You chose Edna St. Millay’s poem to base the song Dirge around, what do you look for in a poem?
With all poetry, I flick through and find the sparest, most minimal thing. I do eventually go back and read the longer ones, [laughs] but I actually only started learning more about Edna because a lot of people seem to know a lot more about her than I did, she was so interesting.
You explore very delicate, but important themes in your work, the exploration can be harrowing, but is so sincere, because you have experienced it.
Exactly, but you know staying healthy can be more depressing and confusing than being fucked up. I think spending time alone is important to me, but you can spiral when you are alone, my thought processes become circular and keep going down and down, I don’t know if everyone is like that, but the first few moments alone are very cosy and reflective, but can turn sour pretty quick, and I need other people there to stop them. I don’t mean by giving advice or on a therapists couch, but looking at other people and realising other people have things too has been helpful, and goes into my work.
I believe you like The Innocence Mission, as I do, they manage to throw light on the most darkest of experiences, their work is almost like a collection of hymnals.
Every time I hear their music, I feel exactly the same way, I respond immediately to it, it is so beautiful. I listen to them a lot. They are one of my most played bands, I guess you could call them a band. They don’t seem to play too much either. I like how their music is very simple. I listen to a lot of other stuff that has a lot going on, and is more complicated, but I always come back to them and to music like that. I was thinking a lot about that when I was writing, I was intending to write something that people could listen to for longer than a month.
You also like This Mortal Coil’s cover of Tim Buckley’s Song to the Siren.
It is so intense, so slow. There is something hidden under the craziness of everything – very mysterious, I really like that. To be honest I only listen to that song over and over, that Tim Buckley cover, I love the original too.
I can only imagine how beautiful a covers record would be by you, because you have a way of stripping things down to what seems like an inalienable truth, inescapable. You could do a whole record set to poems, or a hip-hop record. I did get quite excited when I saw the grammar of your new record [Put Your Back N 2 It).
Ha! I would like to do both of those things you said, it would be really fun! That’s funny about the title of my record? Heh, I knew people might have thought it would be hip-hop, but…..surprise….it’s not! [Laughs]
How was opening for Beirut for their shows?
It was the last leg of their US tour. It was good, I realised I had been quite spoiled just playing my own shows, knowing that it was simple and people knew what to expect, whereas at the Beirut shows, ninety nine percent of people had no idea who I was, so I had to sell it more than I am used to, but it ended up being really good at teaching me a little more how to do that. I think I needed it.
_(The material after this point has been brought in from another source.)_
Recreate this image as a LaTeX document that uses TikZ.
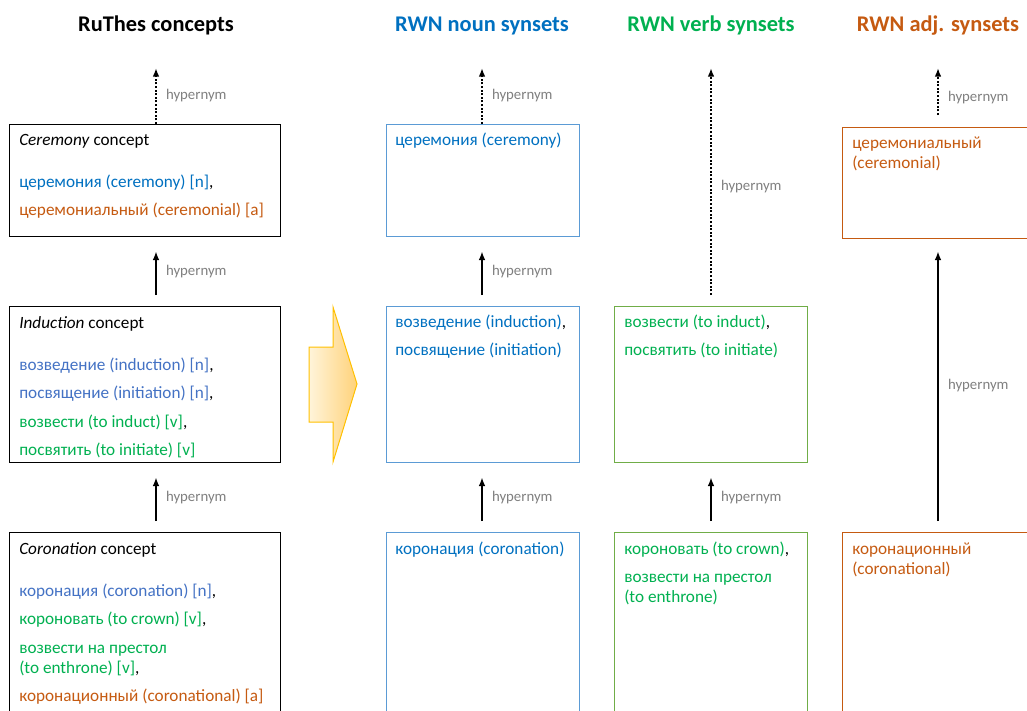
\documentclass[tikz,border=0pt]{standalone}
\usepackage{fontspec}
\setmainfont{Carlito}
\usetikzlibrary{arrows.meta}
\definecolor{nblue}{HTML}{0070C0}
\definecolor{lblue}{HTML}{4472C4}
\definecolor{vgreen}{HTML}{00B050}
\definecolor{aorange}{HTML}{C55A11}
\definecolor{nline}{HTML}{5B9BD5}
\definecolor{vline}{HTML}{70AD47}
\definecolor{hgray}{HTML}{7F7F7F}
\definecolor{ylight}{HTML}{FFF4DA}
\definecolor{ydark}{HTML}{FFD27A}
\definecolor{yedge}{HTML}{FFC000}

\begin{document}
\begin{tikzpicture}[x=0.75pt,y=-0.75pt,
	ttl/.style={anchor=base,inner sep=0,font=\fontsize{16.8}{20}\selectfont\bfseries},
	txt/.style={anchor=north west,inner sep=0,align=left,font=\fontsize{12.9}{15}\selectfont},
	cbox/.style={draw,line width=1pt,anchor=north west,inner sep=0,minimum width=144.75pt},
	hyp/.style={-{Latex[length=6.5pt,width=5pt]},line width=1.5pt},
	dots/.style={dash pattern=on 1.5pt off 1.2pt},
	lbl/.style={right=6.75pt,inner sep=0,text=hgray,font=\fontsize{11.1}{13}\selectfont}]
	\useasboundingbox (0,0) rectangle (1027,710);
	\clip (0,0) rectangle (1027,710);

	\node[ttl]		(rt) at (156,32) {RuThes concepts};
	\node[ttl,text=nblue]	(nt) at (482,32) {RWN noun synsets};
	\node[ttl,text=vgreen]	(vt) at (711,32) {RWN verb synsets};
	\node[ttl,text=aorange]	(jt) at (938,32) {RWN adj. synsets};

	\coordinate (rtop) at (156,68);
	\coordinate (ntop) at (482,68);
	\coordinate (vtop) at (711,68);
	\coordinate (jtop) at (938,68);

	\node[cbox,minimum width=203.25pt,minimum height=84pt]	(rc) at (9,124) {};
	\node[cbox,minimum width=203.25pt,minimum height=117pt]	(ri) at (9,306) {};
	\node[cbox,minimum width=203.25pt,minimum height=150pt]	(rk) at (9,532) {};
	\node[cbox,draw=nline,minimum height=84pt]	(nc) at (386,124) {};
	\node[cbox,draw=nline,minimum height=117pt]	(ni) at (386,306) {};
	\node[cbox,draw=nline,minimum height=150pt]	(nk) at (386,532) {};
	\node[cbox,draw=vline,minimum height=117pt]	(vi) at (614,306) {};
	\node[cbox,draw=vline,minimum height=150pt]	(vk) at (614,532) {};
	\node[cbox,draw=aorange,minimum height=83.25pt]	(jc) at (842,127) {};
	\node[cbox,draw=aorange,minimum height=150pt]	(jk) at (842,532) {};

	\node[txt] (rct) at (19,131) {\strut\textit{Ceremony} concept\\[16.5pt]
		\textcolor{nblue}{церемония (ceremony) [n]},\\[6.4pt]
		\textcolor{aorange}{церемониальный (ceremonial) [a]}};
	\node[txt] (rit) at (19,314) {\strut\textit{Induction} concept\\[16.5pt]
		\textcolor{lblue}{возведение (induction) [n]},\\[6.4pt]
		\textcolor{lblue}{посвящение (initiation) [n]},\\[6.4pt]
		\textcolor{vgreen}{возвести (to induct) [v]},\\[6.4pt]
		\textcolor{vgreen}{посвятить (to initiate) [v]}};
	\node[txt] (rkt) at (19,540) {\strut\textit{Coronation} concept\\[16.5pt]
		\textcolor{lblue}{коронация (coronation) [n]},\\[6.4pt]
		\textcolor{vgreen}{короновать (to crown) [v]},\\[6.4pt]
		\textcolor{vgreen}{возвести на престол}\\
		\textcolor{vgreen}{(to enthrone) [v]},\\[6.4pt]
		\textcolor{aorange}{коронационный (coronational) [a]}};

	\node[txt,text=nblue]	(nct) at (395,131) {\strut церемония (ceremony)};
	\node[txt,text=nblue]	(nit) at (395,313) {\strut возведение (induction)\textcolor{black}{,}\\[6.4pt]посвящение (initiation)};
	\node[txt,text=nblue]	(nkt) at (395,540) {\strut коронация (coronation)};
	\node[txt,text=vgreen]	(vit) at (624,313) {\strut возвести (to induct)\textcolor{black}{,}\\[6.4pt]посвятить (to initiate)};
	\node[txt,text=vgreen]	(vkt) at (624,540) {\strut короновать (to crown)\textcolor{black}{,}\\[6.4pt]возвести на престол\\(to enthrone)};
	\node[txt,text=aorange]	(jct) at (852,134) {\strut церемониальный\\(ceremonial)};
	\node[txt,text=aorange]	(jkt) at (852,540) {\strut коронационный\\(coronational)};

	\draw[hyp,dots]	(rc.north -| rt) -- node[lbl] {hypernym} (rtop);
	\draw[hyp,shorten <=8.25pt,shorten >=10.5pt]	(ri.north -| rt) -- node[lbl] {hypernym} (rc.south -| rt);
	\draw[hyp,shorten <=8.25pt,shorten >=10.5pt]	(rk.north -| rt) -- node[lbl] {hypernym} (ri.south -| rt);
	\draw[hyp,dots]	(nc.north -| nt) -- node[lbl] {hypernym} (ntop);
	\draw[hyp,shorten <=8.25pt,shorten >=10.5pt]	(ni.north -| nt) -- node[lbl] {hypernym} (nc.south -| nt);
	\draw[hyp,shorten <=8.25pt,shorten >=10.5pt]	(nk.north -| nt) -- node[lbl] {hypernym} (ni.south -| nt);
	\draw[hyp,dots,shorten <=8.25pt]	(vi.north -| vt) -- node[lbl] {hypernym} (vtop);
	\draw[hyp,shorten <=8.25pt,shorten >=10.5pt]	(vk.north -| vt) -- node[lbl] {hypernym} (vi.south -| vt);
	\draw[hyp,dots,shorten <=9pt]	(jc.north -| jt) -- node[lbl] {hypernym} (jtop);
	\draw[hyp,shorten <=8.25pt,shorten >=9pt]	(jk.north -| jt) -- node[lbl] {hypernym} (jc.south -| jt);

	\shade[left color=ylight,right color=ydark,draw=yedge,line width=0.75pt]
		(309,347) -- (333,347) -- (333,307) -- (357,384) -- (333,462) -- (333,422) -- (309,422) -- cycle;
\end{tikzpicture}
\end{document}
Los Campesinos are another band that you not only like, but were quite pivotal in promoting your work early on, they have a certain looseness to their lives shows that I can imagine you admire.
They are great. I don’t go to a lot of shows, but I get a really young feeling when I listen to them, like when I first started going to see music, but now I can be a bit cynical now, well maybe not that cynical, but perhaps I am more suspicious and guarded about music, but I am not like that at all when I hear them play. The last time I saw them I went down to the pit, and I have not been in that pit for a really long time, and I felt very old, but I was all sweaty in the middle of all these kids, and happy, I was really happy.